“A laranja de manhã é ouro, à tarde é prata e à noite mata!”
Toda a gente conhece esta frase, que relaciona hipotéticos benefícios e/ou riscos da ingestão de laranjas com determinadas alturas do dia. Com efeito, o que esta frase pretende afirmar é que, se decidirmos comer laranjas, então a parte da manhã será a altura em que ela será mais benéfica, diminuindo ao longo do dia o seu efeito positivo, sendo mesmo perigosa a partir do pôr-do-sol…
Uma pesquisa da literatura
biomédica sobre este tema nada revelou, isto é, não há estudos científicos que
tenham analisado tal questão, pelo que nos resta apresentar e discutir a origem
deste “provérbio” (definido como uma sentença de carácter prático e popular, que
expressa em forma sucinta, e não raramente figurativa, uma ideia ou pensamento...)
e analisar sob o ponto de vista médico eventuais problemas com a ingestão de
laranjas.
A origem desta frase é
desconhecida, mas parece ter sido criada no século XIX, tendo adquirido vida
própria – como acontece tantas vezes – e estando hoje absolutamente disseminada
entre nós.
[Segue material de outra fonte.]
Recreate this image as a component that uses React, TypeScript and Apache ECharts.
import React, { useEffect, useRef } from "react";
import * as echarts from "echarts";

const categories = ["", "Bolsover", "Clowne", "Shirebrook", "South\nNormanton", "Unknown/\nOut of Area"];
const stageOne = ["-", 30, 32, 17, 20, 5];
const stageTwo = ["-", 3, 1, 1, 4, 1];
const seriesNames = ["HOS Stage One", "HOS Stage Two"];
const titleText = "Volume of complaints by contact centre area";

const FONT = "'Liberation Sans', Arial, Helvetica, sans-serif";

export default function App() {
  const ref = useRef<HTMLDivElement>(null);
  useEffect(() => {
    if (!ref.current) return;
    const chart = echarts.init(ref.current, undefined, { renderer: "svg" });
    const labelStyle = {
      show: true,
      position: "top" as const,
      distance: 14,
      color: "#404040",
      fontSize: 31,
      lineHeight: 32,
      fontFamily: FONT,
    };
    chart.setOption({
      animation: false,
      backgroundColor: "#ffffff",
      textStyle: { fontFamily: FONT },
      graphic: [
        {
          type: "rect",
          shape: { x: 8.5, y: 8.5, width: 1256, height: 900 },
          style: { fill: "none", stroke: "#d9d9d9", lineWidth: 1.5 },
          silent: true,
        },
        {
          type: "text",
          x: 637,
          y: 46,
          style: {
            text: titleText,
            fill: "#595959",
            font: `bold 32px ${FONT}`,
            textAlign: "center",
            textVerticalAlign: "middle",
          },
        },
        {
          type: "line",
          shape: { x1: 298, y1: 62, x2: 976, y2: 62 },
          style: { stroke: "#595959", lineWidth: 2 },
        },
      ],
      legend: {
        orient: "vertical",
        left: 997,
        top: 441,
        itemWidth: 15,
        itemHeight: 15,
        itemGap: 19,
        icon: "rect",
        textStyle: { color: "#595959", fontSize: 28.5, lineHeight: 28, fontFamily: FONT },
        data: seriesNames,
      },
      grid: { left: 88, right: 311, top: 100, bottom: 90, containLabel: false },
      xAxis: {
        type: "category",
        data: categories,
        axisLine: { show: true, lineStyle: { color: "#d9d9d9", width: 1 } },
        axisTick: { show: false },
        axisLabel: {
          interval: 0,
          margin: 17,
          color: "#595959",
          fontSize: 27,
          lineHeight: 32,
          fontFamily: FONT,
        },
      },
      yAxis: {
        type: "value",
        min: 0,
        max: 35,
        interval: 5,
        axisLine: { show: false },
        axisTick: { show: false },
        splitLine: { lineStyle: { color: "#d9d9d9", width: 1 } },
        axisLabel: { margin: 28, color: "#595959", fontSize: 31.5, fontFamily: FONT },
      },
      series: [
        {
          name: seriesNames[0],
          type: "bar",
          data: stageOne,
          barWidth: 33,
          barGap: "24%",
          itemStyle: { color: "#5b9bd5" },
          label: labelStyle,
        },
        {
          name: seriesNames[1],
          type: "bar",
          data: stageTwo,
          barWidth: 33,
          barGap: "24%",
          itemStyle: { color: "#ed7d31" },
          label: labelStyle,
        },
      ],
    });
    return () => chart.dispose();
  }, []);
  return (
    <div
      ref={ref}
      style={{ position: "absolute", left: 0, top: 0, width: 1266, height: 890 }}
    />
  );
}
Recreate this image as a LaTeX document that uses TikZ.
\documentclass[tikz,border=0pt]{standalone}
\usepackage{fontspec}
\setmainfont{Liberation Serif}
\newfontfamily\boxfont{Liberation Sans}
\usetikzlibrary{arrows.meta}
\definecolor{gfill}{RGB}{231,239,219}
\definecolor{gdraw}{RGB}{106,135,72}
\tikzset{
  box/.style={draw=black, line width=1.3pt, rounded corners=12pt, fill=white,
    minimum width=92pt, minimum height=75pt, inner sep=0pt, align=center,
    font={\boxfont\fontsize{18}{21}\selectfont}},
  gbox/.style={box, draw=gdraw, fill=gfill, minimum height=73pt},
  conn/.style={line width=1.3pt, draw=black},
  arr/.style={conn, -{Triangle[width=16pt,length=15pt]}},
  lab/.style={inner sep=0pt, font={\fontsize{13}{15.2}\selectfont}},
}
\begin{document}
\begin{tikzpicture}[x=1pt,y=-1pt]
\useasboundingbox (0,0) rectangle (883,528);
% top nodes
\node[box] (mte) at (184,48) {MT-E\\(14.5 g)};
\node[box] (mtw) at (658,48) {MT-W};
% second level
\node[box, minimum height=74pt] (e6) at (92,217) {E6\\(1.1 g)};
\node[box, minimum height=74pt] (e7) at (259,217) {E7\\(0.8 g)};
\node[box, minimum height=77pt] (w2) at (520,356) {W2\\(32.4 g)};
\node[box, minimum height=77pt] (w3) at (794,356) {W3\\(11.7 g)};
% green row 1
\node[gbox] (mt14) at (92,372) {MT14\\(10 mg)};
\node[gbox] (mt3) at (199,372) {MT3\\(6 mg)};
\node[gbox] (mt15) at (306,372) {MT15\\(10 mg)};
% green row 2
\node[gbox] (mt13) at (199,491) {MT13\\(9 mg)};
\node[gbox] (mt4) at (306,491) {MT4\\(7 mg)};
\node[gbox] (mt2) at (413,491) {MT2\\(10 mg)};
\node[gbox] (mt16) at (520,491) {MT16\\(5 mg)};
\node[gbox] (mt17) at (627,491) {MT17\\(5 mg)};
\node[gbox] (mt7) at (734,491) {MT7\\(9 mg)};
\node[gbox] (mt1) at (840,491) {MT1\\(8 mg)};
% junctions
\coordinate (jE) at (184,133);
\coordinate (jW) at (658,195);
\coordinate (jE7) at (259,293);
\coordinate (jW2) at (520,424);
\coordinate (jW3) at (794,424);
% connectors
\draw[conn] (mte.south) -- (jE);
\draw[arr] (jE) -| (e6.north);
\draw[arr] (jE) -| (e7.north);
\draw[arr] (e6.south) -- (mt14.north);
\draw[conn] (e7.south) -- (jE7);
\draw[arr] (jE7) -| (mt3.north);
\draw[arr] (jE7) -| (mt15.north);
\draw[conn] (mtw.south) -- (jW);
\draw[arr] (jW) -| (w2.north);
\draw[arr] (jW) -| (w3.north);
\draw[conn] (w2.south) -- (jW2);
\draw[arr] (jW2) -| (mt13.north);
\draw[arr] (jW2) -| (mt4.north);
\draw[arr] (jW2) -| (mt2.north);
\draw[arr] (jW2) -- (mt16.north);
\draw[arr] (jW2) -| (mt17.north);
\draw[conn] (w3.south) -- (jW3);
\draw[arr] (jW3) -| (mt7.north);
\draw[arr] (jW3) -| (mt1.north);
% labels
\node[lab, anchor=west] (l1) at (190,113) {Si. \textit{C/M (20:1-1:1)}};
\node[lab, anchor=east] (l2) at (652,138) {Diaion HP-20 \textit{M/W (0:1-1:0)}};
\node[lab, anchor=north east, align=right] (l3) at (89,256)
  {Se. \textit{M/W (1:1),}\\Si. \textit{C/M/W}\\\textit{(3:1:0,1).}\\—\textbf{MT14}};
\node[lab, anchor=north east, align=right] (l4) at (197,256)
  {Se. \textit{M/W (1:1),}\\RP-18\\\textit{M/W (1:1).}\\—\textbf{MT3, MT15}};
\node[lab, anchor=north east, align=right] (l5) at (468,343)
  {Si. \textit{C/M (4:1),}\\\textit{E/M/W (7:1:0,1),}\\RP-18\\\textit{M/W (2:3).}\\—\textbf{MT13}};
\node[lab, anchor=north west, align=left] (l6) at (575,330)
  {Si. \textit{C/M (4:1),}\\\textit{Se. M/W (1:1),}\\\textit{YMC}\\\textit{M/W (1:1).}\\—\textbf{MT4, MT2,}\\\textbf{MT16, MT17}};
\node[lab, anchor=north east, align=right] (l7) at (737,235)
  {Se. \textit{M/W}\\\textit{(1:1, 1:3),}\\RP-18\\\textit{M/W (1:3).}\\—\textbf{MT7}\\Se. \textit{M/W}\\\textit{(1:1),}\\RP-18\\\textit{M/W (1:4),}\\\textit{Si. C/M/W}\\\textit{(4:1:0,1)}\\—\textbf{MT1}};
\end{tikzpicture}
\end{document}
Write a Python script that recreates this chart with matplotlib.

Tem sido passada de geração em geração, condicionando de facto as
horas de ingestão deste citrino.
A laranja possui, para além da conhecida
vitamina C, muitos outros componentes (pectinas, açúcar, etc.), pelo que uma
análise exaustiva dos seus efeitos nutricionais seria impossível de fazer neste
texto. Uma coisa é certa: fisiologicamente falando, não faz qualquer sentido
pretender que a altura do dia em que se come laranjas influencia o seu efeito
sobre o organismo.
E que benefícios poderá haver em ingerir
laranjas? Vários: para além de uma dieta rica em frutas e vegetais ser recomendável
como parte de um esquema de prevenção do risco cardiovascular (como parte da
chamada dieta mediterrânica), por exemplo os doentes com nefrolitíase (“pedras
nos rins”) podem ter um efeito positivo, devido ao facto dos citrinos
diminuírem a formação das tais “pedras” (Kidney Int 2004;66:2402-10).
E a vitamina C? Este componente
das laranjas vem sempre a talho de foice quando se fala em dietas equilibradas
e é a justificação maior para a ingestão de laranjas (e limões, já assim). Faz parte
– juntamente com as vitaminas A e E – do grupo das chamadas vitaminas antioxidantes
e têm-lhe sido atribuídas as mais variadas propriedades benéficas.
No entanto, sob o ponto de vista científico,
a suplementação dietética de vitamina C é não só inútil, como potencialmente
prejudicial: não existe evidência científica que ela proteja contra o risco de
cancro (J Natl Cancer Ins 2009;101:14-23) e que seja útil para a prevenção da
doença coronária (JAMA 2008;300:2123-33) ou de acidente vascular cerebral (Ann
Intern Med 1999;130:963-70). E um outro mito que a vitamina C seria benéfica na
vulgar constipação não é apoiada por nenhum facto científico de boa qualidade (Cochrane
Database Syst Rev 2007 Jul 18;(3):CD000980).
Que concluir? Se gosta de
laranjas, pode comê-las à vontade, independentemente das horas a que o faz!